* _TO DO_: Take the lines from the beginning of the material through the line containing "const baseY = H - margin.bottom;" and retype them exactly, leaving the pictures out.

* _SUPPLIED RECORDS_:
--

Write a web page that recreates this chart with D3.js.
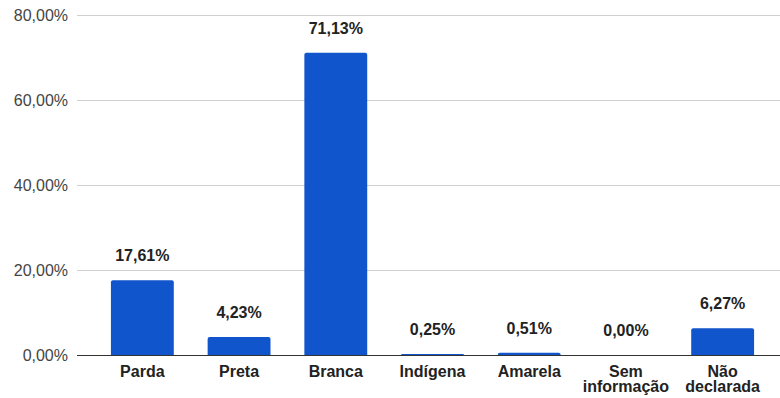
<!DOCTYPE html>
<html>
<head>
<meta charset="utf-8">
<script src="https://cdn.jsdelivr.net/npm/d3@7"></script>
<style>
  html, body { margin: 0; padding: 0; background: #fff; }
  svg { display: block; font-family: "Liberation Sans", Arial, sans-serif; }
</style>
</head>
<body>
<svg id="chart" width="780" height="398"></svg>
<script>
// Population share by race/colour
const categories = ["Parda", "Preta", "Branca", "Indígena", "Amarela", "Sem\ninformação", "Não\ndeclarada"];
const values = [17.61, 4.23, 71.13, 0.25, 0.51, 0.00, 6.27];
const yTicks = [0, 20, 40, 60, 80];

const svg = d3.select("#chart");
const margin = { left: 77, right: 0, top: 15, bottom: 43 };
const W = 780, H = 398;
const baseY = H - margin.bottom;

const fmt = v => d3.format(".2f")(v).replace(".", ",") + "%";

const y = d3.scaleLinear().domain([0, 80]).range([baseY, margin.top]);
const x = d3.scaleBand().domain(categories).range([94, 771]).paddingInner(0.35).paddingOuter(0.175);

// Gridlines and y tick labels
const yAxis = d3.axisLeft(y).tickValues(yTicks).tickSize(-(W - margin.left)).tickFormat(fmt).tickPadding(9);
const gy = svg.append("g").attr("transform", `translate(${margin.left},0)`).call(yAxis);
gy.select(".domain").remove();
gy.selectAll(".tick line").attr("stroke", "#d0d0d0").attr("stroke-width", 1);
gy.selectAll(".tick text").attr("fill", "#444").style("font-size", "16px").attr("x", -9)
  .style("font-family", "'Liberation Sans', Arial, sans-serif");

// Bars
svg.append("g").selectAll("path").data(values).join("path")
  .attr("fill", "#1155cc")
  .attr("d", (d, i) => {
    const x0 = x(categories[i]), w = x.bandwidth();
    const top = y(d), h = baseY - top;
    if (h <= 0) return "";
    const r = Math.min(2, h);
    return `M${x0},${baseY}V${top + r}Q${x0},${top} ${x0 + r},${top}H${x0 + w - r}Q${x0 + w},${top} ${x0 + w},${top + r}V${baseY}Z`;
  });

// Baseline
svg.append("line").attr("x1", margin.left).attr("x2", W).attr("y1", baseY + 0.5).attr("y2", baseY + 0.5)
  .attr("stroke", "#333").attr("stroke-width", 1);

// Value labels
svg.append("g").selectAll("text").data(values).join("text")
  .attr("x", (d, i) => x(categories[i]) + x.bandwidth() / 2)
  .attr("y", d => y(d) - 19)
  .attr("text-anchor", "middle")
  .attr("fill", "#222")
  .style("font-size", "16px").style("font-weight", "bold")
  .text(d => fmt(d));

// Category labels (two lines where needed)
const xl = svg.append("g").selectAll("text").data(categories).join("text")
  .attr("x", d => x(d) + x.bandwidth() / 2)
  .attr("y", baseY + 22)
  .attr("text-anchor", "middle")
  .attr("fill", "#222")
  .style("font-size", "16px").style("font-weight", "bold");
xl.each(function(d) {
  const lines = d.split("\n");
  const t = d3.select(this);
  lines.forEach((s, k) => {
    t.append("tspan").attr("x", x(d) + x.bandwidth() / 2).attr("dy", k === 0 ? 0 : 15).text(s);
  });
});
</script>
</body>
</html>
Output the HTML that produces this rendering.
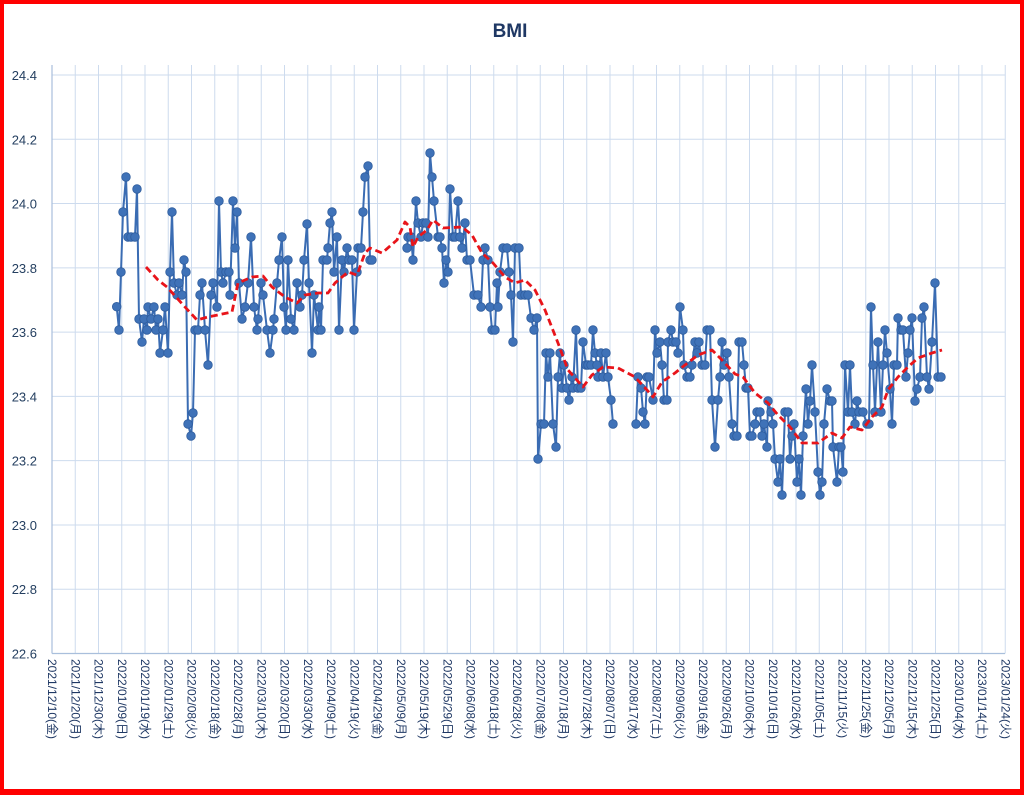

--

* _WRITTEN SOLUTION_:
Write a web page that recreates this chart with D3.js.
<!DOCTYPE html>
<html>
<head>
<meta charset="utf-8">
<script src="https://cdn.jsdelivr.net/npm/d3@7"></script>
<style>
  html, body { margin: 0; padding: 0; background: #fff; }
  svg { display: block; font-family: "Liberation Sans", Arial, sans-serif; }
</style>
</head>
<body>
<svg id="chart" width="780" height="398"></svg>
<script>
// Population share by race/colour
const categories = ["Parda", "Preta", "Branca", "Indígena", "Amarela", "Sem\ninformação", "Não\ndeclarada"];
const values = [17.61, 4.23, 71.13, 0.25, 0.51, 0.00, 6.27];
const yTicks = [0, 20, 40, 60, 80];

const svg = d3.select("#chart");
const margin = { left: 77, right: 0, top: 15, bottom: 43 };
const W = 780, H = 398;
const baseY = H - margin.bottom;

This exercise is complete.